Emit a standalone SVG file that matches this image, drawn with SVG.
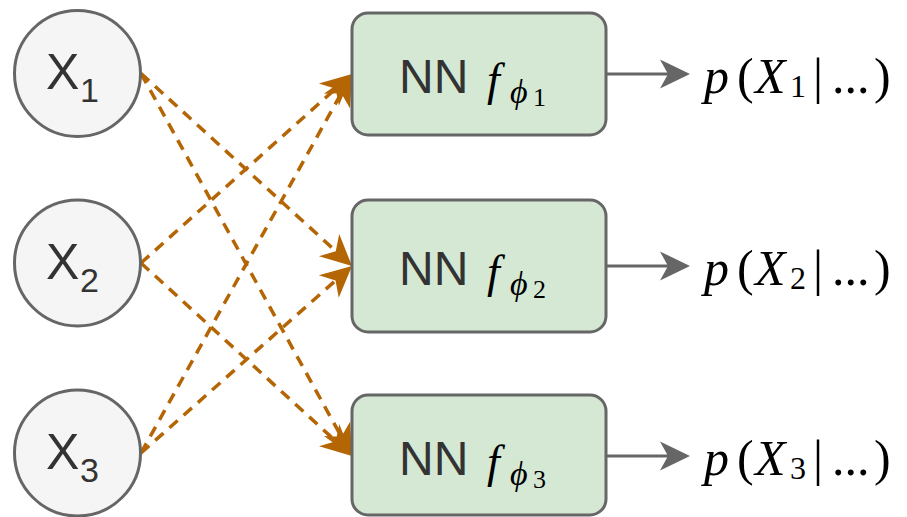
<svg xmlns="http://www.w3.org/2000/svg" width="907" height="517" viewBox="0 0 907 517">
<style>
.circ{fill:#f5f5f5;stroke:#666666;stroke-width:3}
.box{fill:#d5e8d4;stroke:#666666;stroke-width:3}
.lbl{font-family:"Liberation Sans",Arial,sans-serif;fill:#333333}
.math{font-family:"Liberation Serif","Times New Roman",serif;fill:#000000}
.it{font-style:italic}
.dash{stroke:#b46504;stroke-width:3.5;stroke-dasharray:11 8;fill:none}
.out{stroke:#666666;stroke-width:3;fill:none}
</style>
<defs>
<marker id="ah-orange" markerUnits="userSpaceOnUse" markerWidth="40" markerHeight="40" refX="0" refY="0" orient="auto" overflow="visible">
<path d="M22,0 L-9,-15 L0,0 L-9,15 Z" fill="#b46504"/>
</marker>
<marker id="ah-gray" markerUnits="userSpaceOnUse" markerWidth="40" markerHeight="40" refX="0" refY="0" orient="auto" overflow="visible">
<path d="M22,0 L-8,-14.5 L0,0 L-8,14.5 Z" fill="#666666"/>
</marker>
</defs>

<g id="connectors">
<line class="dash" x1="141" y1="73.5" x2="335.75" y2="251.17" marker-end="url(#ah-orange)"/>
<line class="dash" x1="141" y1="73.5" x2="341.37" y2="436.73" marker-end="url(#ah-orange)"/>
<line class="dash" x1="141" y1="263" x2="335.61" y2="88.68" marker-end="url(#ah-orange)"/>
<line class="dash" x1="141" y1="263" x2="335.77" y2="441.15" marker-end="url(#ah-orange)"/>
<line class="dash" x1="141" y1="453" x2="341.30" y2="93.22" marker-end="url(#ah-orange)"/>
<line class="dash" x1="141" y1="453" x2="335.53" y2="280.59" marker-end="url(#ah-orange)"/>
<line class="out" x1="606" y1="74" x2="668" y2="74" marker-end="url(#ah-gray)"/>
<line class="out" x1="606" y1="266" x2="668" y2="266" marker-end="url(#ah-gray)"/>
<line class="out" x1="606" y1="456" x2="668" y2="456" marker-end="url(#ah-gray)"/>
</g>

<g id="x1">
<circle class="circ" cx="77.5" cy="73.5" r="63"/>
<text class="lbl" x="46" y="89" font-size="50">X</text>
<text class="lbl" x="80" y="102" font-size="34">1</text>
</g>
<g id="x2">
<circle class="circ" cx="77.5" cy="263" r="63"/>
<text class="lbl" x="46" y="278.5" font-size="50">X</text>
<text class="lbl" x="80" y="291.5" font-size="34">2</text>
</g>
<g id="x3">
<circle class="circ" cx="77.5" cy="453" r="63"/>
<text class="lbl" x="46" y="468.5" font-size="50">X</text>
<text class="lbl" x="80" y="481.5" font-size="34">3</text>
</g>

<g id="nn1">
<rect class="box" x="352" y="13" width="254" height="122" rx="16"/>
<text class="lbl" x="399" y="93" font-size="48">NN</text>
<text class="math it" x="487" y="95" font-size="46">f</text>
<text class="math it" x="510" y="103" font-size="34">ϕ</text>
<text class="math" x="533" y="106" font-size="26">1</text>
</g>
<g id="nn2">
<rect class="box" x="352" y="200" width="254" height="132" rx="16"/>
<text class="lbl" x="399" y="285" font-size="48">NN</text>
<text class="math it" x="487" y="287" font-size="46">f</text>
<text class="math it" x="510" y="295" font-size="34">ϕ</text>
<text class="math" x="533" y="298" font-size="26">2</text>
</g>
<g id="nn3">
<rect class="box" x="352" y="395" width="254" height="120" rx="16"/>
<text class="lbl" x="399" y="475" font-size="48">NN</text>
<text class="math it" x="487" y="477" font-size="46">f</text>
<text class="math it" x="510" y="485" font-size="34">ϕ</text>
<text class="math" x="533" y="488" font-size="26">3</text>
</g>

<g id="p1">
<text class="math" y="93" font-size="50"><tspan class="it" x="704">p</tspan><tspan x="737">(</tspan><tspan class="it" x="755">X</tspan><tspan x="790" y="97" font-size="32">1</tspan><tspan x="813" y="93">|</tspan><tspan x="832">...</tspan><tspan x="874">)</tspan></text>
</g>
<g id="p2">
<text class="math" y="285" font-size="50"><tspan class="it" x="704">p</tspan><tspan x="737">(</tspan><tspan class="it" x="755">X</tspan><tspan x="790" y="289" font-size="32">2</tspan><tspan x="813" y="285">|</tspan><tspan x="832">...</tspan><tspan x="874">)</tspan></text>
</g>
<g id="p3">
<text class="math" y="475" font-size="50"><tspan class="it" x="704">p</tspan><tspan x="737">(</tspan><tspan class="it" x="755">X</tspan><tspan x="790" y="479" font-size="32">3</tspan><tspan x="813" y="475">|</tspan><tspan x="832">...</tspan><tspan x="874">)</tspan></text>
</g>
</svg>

━━━━━━━━━━━━━━━━━━━━

Set task
Leave the images out and output the remaining material exactly as it stands.

Answer to this problem
Emit a standalone SVG file that matches this image, drawn with SVG.
<svg xmlns="http://www.w3.org/2000/svg" width="907" height="517" viewBox="0 0 907 517">
<style>
.circ{fill:#f5f5f5;stroke:#666666;stroke-width:3}
.box{fill:#d5e8d4;stroke:#666666;stroke-width:3}
.lbl{font-family:"Liberation Sans",Arial,sans-serif;fill:#333333}
.math{font-family:"Liberation Serif","Times New Roman",serif;fill:#000000}
.it{font-style:italic}
.dash{stroke:#b46504;stroke-width:3.5;stroke-dasharray:11 8;fill:none}
.out{stroke:#666666;stroke-width:3;fill:none}
</style>
<defs>
<marker id="ah-orange" markerUnits="userSpaceOnUse" markerWidth="40" markerHeight="40" refX="0" refY="0" orient="auto" overflow="visible">
<path d="M22,0 L-9,-15 L0,0 L-9,15 Z" fill="#b46504"/>
</marker>
<marker id="ah-gray" markerUnits="userSpaceOnUse" markerWidth="40" markerHeight="40" refX="0" refY="0" orient="auto" overflow="visible">
<path d="M22,0 L-8,-14.5 L0,0 L-8,14.5 Z" fill="#666666"/>
</marker>
</defs>

<g id="connectors">
<line class="dash" x1="141" y1="73.5" x2="335.75" y2="251.17" marker-end="url(#ah-orange)"/>
<line class="dash" x1="141" y1="73.5" x2="341.37" y2="436.73" marker-end="url(#ah-orange)"/>
<line class="dash" x1="141" y1="263" x2="335.61" y2="88.68" marker-end="url(#ah-orange)"/>
<line class="dash" x1="141" y1="263" x2="335.77" y2="441.15" marker-end="url(#ah-orange)"/>
<line class="dash" x1="141" y1="453" x2="341.30" y2="93.22" marker-end="url(#ah-orange)"/>
<line class="dash" x1="141" y1="453" x2="335.53" y2="280.59" marker-end="url(#ah-orange)"/>
<line class="out" x1="606" y1="74" x2="668" y2="74" marker-end="url(#ah-gray)"/>
<line class="out" x1="606" y1="266" x2="668" y2="266" marker-end="url(#ah-gray)"/>
<line class="out" x1="606" y1="456" x2="668" y2="456" marker-end="url(#ah-gray)"/>
</g>

<g id="x1">
<circle class="circ" cx="77.5" cy="73.5" r="63"/>
<text class="lbl" x="46" y="89" font-size="50">X</text>
<text class="lbl" x="80" y="102" font-size="34">1</text>
</g>
<g id="x2">
<circle class="circ" cx="77.5" cy="263" r="63"/>
<text class="lbl" x="46" y="278.5" font-size="50">X</text>
<text class="lbl" x="80" y="291.5" font-size="34">2</text>
</g>
<g id="x3">
<circle class="circ" cx="77.5" cy="453" r="63"/>
<text class="lbl" x="46" y="468.5" font-size="50">X</text>
<text class="lbl" x="80" y="481.5" font-size="34">3</text>
</g>

<g id="nn1">
<rect class="box" x="352" y="13" width="254" height="122" rx="16"/>
<text class="lbl" x="399" y="93" font-size="48">NN</text>
<text class="math it" x="487" y="95" font-size="46">f</text>
<text class="math it" x="510" y="103" font-size="34">ϕ</text>
<text class="math" x="533" y="106" font-size="26">1</text>
</g>
<g id="nn2">
<rect class="box" x="352" y="200" width="254" height="132" rx="16"/>
<text class="lbl" x="399" y="285" font-size="48">NN</text>
<text class="math it" x="487" y="287" font-size="46">f</text>
<text class="math it" x="510" y="295" font-size="34">ϕ</text>
<text class="math" x="533" y="298" font-size="26">2</text>
</g>
<g id="nn3">
<rect class="box" x="352" y="395" width="254" height="120" rx="16"/>
<text class="lbl" x="399" y="475" font-size="48">NN</text>
<text class="math it" x="487" y="477" font-size="46">f</text>
<text class="math it" x="510" y="485" font-size="34">ϕ</text>
<text class="math" x="533" y="488" font-size="26">3</text>
</g>

<g id="p1">
<text class="math" y="93" font-size="50"><tspan class="it" x="704">p</tspan><tspan x="737">(</tspan><tspan class="it" x="755">X</tspan><tspan x="790" y="97" font-size="32">1</tspan><tspan x="813" y="93">|</tspan><tspan x="832">...</tspan><tspan x="874">)</tspan></text>
</g>
<g id="p2">
<text class="math" y="285" font-size="50"><tspan class="it" x="704">p</tspan><tspan x="737">(</tspan><tspan class="it" x="755">X</tspan><tspan x="790" y="289" font-size="32">2</tspan><tspan x="813" y="285">|</tspan><tspan x="832">...</tspan><tspan x="874">)</tspan></text>
</g>
<g id="p3">
<text class="math" y="475" font-size="50"><tspan class="it" x="704">p</tspan><tspan x="737">(</tspan><tspan class="it" x="755">X</tspan><tspan x="790" y="479" font-size="32">3</tspan><tspan x="813" y="475">|</tspan><tspan x="832">...</tspan><tspan x="874">)</tspan></text>
</g>
</svg>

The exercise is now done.